* _TASK MATERIAL_:
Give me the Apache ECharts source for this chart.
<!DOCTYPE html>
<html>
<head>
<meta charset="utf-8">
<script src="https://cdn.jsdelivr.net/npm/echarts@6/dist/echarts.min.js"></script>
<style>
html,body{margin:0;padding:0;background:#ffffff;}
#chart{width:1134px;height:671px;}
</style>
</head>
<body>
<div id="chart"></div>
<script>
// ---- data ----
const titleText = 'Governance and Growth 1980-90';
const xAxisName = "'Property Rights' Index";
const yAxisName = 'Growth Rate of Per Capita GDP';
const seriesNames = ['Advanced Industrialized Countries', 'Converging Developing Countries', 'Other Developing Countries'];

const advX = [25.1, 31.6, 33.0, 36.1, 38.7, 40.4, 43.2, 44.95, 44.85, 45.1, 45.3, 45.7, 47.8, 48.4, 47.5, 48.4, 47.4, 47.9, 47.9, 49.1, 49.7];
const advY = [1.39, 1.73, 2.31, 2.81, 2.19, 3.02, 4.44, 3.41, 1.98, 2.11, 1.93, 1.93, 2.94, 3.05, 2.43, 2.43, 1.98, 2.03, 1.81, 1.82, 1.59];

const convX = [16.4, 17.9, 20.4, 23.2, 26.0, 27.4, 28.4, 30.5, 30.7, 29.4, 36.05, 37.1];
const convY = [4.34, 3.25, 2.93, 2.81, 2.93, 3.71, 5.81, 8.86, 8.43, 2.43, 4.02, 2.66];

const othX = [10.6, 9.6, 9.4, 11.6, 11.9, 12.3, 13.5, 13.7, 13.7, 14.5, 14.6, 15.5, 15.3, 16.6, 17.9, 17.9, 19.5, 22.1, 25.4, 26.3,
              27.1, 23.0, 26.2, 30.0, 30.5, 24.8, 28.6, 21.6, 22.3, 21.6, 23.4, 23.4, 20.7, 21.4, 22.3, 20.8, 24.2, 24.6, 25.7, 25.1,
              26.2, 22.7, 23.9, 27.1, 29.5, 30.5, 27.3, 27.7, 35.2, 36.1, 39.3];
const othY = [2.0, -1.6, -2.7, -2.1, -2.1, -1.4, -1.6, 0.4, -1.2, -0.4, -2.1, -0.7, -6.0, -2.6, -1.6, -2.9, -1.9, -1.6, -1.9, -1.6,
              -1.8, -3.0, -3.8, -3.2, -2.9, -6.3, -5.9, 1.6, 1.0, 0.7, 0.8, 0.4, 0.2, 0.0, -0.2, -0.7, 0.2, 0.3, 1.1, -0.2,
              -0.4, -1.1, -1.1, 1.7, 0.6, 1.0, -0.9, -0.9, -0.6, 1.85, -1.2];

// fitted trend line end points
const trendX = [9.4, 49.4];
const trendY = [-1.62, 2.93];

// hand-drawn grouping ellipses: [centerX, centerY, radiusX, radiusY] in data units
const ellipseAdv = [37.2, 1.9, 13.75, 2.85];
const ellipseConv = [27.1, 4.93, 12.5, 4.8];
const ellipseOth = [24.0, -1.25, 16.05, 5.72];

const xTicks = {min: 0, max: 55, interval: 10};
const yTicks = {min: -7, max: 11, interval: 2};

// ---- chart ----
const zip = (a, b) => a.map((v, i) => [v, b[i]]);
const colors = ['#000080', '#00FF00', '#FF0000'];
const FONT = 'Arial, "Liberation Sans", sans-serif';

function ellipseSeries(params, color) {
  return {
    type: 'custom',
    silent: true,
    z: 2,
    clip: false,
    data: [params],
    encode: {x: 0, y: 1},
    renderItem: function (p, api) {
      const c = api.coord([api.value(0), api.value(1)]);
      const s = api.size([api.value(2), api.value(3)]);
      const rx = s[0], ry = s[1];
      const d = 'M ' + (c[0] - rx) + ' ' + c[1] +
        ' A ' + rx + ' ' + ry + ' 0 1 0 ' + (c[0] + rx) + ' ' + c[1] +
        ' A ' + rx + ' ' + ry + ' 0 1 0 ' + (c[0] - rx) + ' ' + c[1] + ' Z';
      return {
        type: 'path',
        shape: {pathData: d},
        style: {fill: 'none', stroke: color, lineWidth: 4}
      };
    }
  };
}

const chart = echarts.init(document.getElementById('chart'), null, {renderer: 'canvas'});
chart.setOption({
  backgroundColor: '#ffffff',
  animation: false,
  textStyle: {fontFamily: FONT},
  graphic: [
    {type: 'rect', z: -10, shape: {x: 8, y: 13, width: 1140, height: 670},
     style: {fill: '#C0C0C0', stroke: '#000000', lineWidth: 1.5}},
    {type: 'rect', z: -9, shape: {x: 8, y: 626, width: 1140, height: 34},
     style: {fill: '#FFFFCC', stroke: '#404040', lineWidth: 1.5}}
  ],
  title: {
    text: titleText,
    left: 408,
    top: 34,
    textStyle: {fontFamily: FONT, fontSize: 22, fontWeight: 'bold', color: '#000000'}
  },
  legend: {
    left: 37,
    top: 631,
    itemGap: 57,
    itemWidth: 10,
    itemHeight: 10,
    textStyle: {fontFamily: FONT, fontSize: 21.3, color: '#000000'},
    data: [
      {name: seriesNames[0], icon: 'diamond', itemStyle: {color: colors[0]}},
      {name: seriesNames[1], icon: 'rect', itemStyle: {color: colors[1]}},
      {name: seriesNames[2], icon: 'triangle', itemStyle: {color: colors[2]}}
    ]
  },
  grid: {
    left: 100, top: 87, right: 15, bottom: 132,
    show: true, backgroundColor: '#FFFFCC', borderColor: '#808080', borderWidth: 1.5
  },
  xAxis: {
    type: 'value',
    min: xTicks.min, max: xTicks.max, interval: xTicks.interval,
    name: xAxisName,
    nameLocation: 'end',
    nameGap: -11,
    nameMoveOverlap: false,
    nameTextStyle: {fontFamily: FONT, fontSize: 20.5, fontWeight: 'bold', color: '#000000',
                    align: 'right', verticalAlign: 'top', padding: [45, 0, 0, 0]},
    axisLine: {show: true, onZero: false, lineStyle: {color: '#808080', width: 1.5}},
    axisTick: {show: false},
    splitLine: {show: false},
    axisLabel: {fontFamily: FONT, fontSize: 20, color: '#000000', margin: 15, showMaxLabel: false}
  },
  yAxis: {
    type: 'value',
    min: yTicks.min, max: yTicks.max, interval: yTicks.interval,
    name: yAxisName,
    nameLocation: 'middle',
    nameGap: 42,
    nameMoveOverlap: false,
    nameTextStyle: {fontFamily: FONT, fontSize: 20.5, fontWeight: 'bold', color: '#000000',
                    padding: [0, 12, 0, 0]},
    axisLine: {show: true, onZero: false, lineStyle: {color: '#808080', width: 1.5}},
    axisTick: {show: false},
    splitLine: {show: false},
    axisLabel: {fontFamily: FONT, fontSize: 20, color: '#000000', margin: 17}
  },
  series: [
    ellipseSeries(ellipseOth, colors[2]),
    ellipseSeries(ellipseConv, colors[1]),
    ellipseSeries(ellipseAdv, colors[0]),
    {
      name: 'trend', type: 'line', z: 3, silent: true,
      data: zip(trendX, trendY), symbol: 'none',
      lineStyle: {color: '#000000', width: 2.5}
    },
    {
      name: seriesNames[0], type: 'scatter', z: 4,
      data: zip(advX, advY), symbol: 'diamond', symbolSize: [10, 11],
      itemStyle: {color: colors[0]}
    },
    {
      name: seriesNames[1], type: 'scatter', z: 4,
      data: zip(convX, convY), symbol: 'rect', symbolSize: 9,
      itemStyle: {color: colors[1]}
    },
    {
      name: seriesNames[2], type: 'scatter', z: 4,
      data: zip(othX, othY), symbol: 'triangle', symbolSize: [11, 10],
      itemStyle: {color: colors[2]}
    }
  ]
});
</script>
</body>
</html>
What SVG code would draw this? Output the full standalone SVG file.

* _GIVEN INSTRUCTION_:
From the first line of the listing above to the line with "2.43, 4.02, 2.66];", please transcribe each line exactly, both ends included, and nothing beyond that.

* _RESPONSE TO THE TASK_:
Give me the Apache ECharts source for this chart.
<!DOCTYPE html>
<html>
<head>
<meta charset="utf-8">
<script src="https://cdn.jsdelivr.net/npm/echarts@6/dist/echarts.min.js"></script>
<style>
html,body{margin:0;padding:0;background:#ffffff;}
#chart{width:1134px;height:671px;}
</style>
</head>
<body>
<div id="chart"></div>
<script>
// ---- data ----
const titleText = 'Governance and Growth 1980-90';
const xAxisName = "'Property Rights' Index";
const yAxisName = 'Growth Rate of Per Capita GDP';
const seriesNames = ['Advanced Industrialized Countries', 'Converging Developing Countries', 'Other Developing Countries'];

const advX = [25.1, 31.6, 33.0, 36.1, 38.7, 40.4, 43.2, 44.95, 44.85, 45.1, 45.3, 45.7, 47.8, 48.4, 47.5, 48.4, 47.4, 47.9, 47.9, 49.1, 49.7];
const advY = [1.39, 1.73, 2.31, 2.81, 2.19, 3.02, 4.44, 3.41, 1.98, 2.11, 1.93, 1.93, 2.94, 3.05, 2.43, 2.43, 1.98, 2.03, 1.81, 1.82, 1.59];

const convX = [16.4, 17.9, 20.4, 23.2, 26.0, 27.4, 28.4, 30.5, 30.7, 29.4, 36.05, 37.1];
const convY = [4.34, 3.25, 2.93, 2.81, 2.93, 3.71, 5.81, 8.86, 8.43, 2.43, 4.02, 2.66];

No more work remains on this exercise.